Insomma  mentre la spending review fa cadere l’accetta sulle risorse e sul personale della scuola statale, si mette a disposizione immediata degli istituti non statali una cifra ragguardevole (che secondo l’ANIEF sarebbe sufficiente “a sbloccare in un colpo solo il problema degli inidonei, degli insegnanti soprannumerari e le assunzioni del personale Ata”. Allo stesso tempo, i parlamentari bipartisan fanno cadere anche il vincolo del tetto minimo di alunni per classe, dunque di rette.

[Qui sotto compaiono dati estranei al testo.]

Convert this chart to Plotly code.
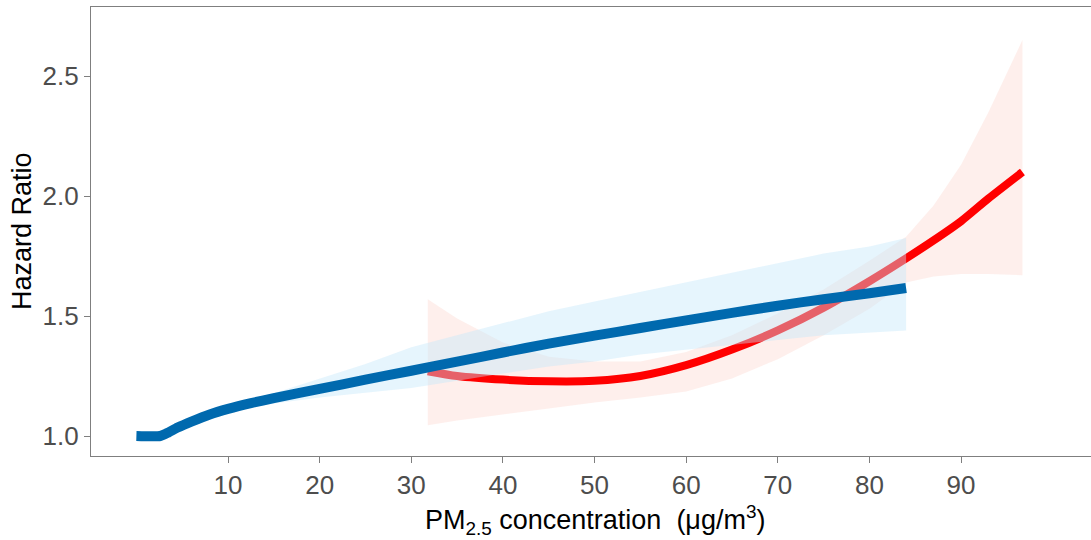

A seguito delle ultime approvazioni delle leggi di stabilità, due scuole pubbliche su dieci sono state cancellate. E negli ultimi giorni, dichiara l’ANIEF, si starebbe anche pensando di ridurre fortemente il Fondo d’Istituto, per evitare l’assurdo aumento unilaterale dell’orario settimanale dei docenti in servizio nella scuola secondaria di primo e secondo grado. Secondo Marcello Pacifico, presidente dell’ANIEF e delegato Confedir per la scuola, “lo Stato ‘noleggia’ quel servizio educativo di cui avrebbe esclusiva competenza”.

Il sindacalista afferma che comunque “lo Stato non può continuare a comportarsi in questo modo: non può abdicare al suo diritto-dovere di educare al meglio le generazioni del domani, garantendo un’istruzione ed una ricerca di qualità giustificando questo grave limite con la mancanza di fondi adeguati. Perché destinare quei 223 milioni di euro alla scuola pubblica risolverebbe in un colpo solo il problema degli inidonei, degli insegnanti soprannumerari, ad iniziare dagli Itp, e sbloccherebbe quelle assunzioni del persona Ata che si sono andate a perdere nei meandri burocratici dei ministeri dell’Istruzione e dell’Economia”.